Dataset section:
--- Start ---

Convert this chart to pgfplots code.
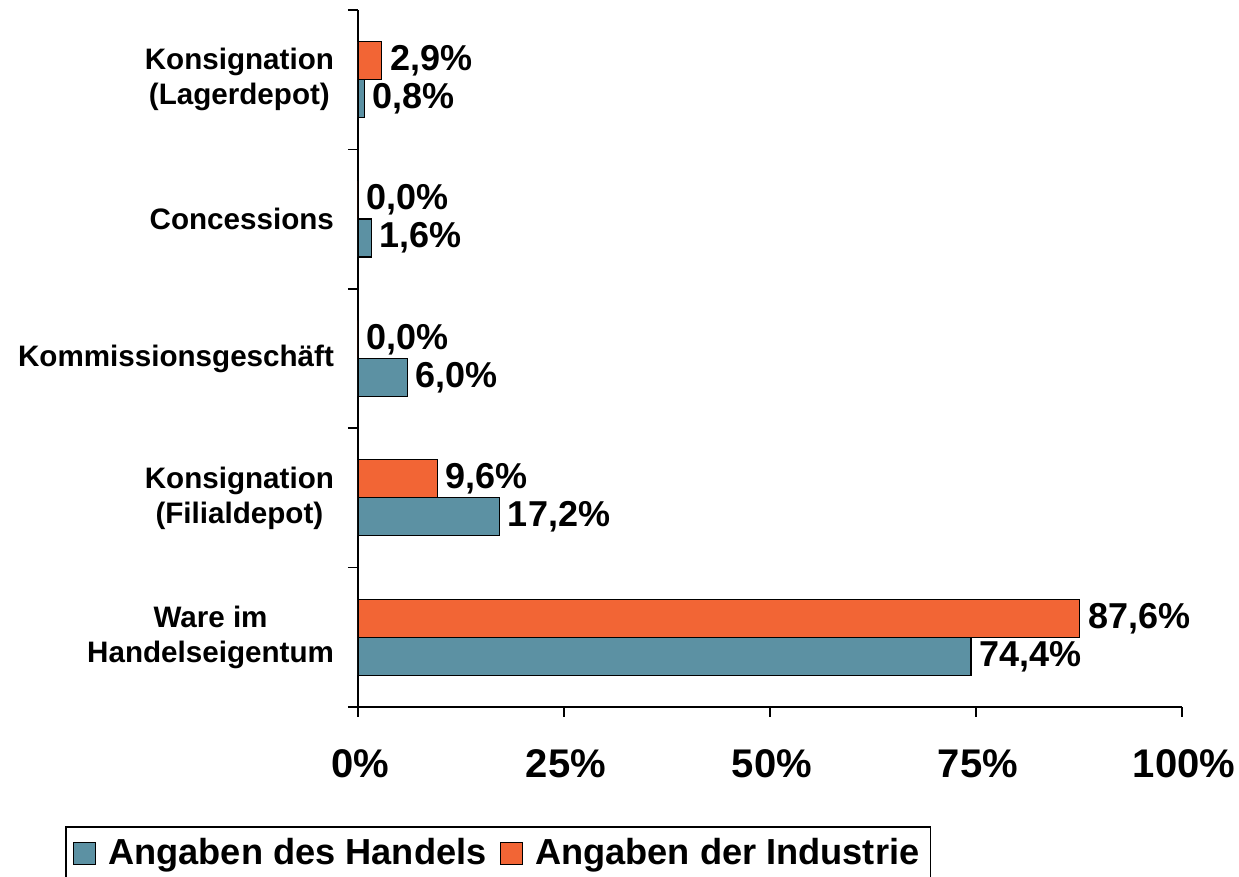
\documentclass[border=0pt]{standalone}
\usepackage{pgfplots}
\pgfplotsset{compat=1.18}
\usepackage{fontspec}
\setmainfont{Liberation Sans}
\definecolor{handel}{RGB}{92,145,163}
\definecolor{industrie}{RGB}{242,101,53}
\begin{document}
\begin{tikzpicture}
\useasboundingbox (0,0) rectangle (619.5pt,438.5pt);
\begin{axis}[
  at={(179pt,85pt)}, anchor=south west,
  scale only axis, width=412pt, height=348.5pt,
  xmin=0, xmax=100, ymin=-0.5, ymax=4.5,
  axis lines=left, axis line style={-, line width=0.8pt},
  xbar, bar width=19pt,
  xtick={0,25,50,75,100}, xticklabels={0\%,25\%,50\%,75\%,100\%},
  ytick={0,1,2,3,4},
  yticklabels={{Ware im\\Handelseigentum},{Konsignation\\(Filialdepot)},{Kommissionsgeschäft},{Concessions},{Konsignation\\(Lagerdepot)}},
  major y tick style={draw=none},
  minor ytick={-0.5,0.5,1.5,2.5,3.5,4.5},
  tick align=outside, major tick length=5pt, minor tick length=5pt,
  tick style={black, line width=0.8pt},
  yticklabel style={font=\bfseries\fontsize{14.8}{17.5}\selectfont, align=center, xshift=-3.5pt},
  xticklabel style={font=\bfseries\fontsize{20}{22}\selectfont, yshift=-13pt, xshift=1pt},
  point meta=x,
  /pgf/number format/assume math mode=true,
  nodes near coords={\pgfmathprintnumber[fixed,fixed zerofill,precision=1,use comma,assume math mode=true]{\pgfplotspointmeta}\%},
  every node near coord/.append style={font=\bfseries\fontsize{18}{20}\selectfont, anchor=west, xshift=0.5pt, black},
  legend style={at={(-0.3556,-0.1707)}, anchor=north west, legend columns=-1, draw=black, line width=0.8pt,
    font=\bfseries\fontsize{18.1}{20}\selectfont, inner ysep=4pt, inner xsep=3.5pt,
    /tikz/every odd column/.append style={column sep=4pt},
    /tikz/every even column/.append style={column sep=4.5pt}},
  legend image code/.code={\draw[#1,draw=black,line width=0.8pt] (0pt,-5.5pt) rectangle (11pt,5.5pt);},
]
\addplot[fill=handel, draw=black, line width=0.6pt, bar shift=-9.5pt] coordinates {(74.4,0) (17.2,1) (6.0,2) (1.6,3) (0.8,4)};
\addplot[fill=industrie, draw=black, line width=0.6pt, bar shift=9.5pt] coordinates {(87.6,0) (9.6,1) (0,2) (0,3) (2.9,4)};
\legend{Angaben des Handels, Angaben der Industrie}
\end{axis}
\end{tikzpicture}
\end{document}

--- End ---

Request:
Where a line holds "code", copy it out.

Solution for this task:
Convert this chart to pgfplots code.
  legend image code/.code={\draw[#1,draw=black,line width=0.8pt] (0pt,-5.5pt) rectangle (11pt,5.5pt);},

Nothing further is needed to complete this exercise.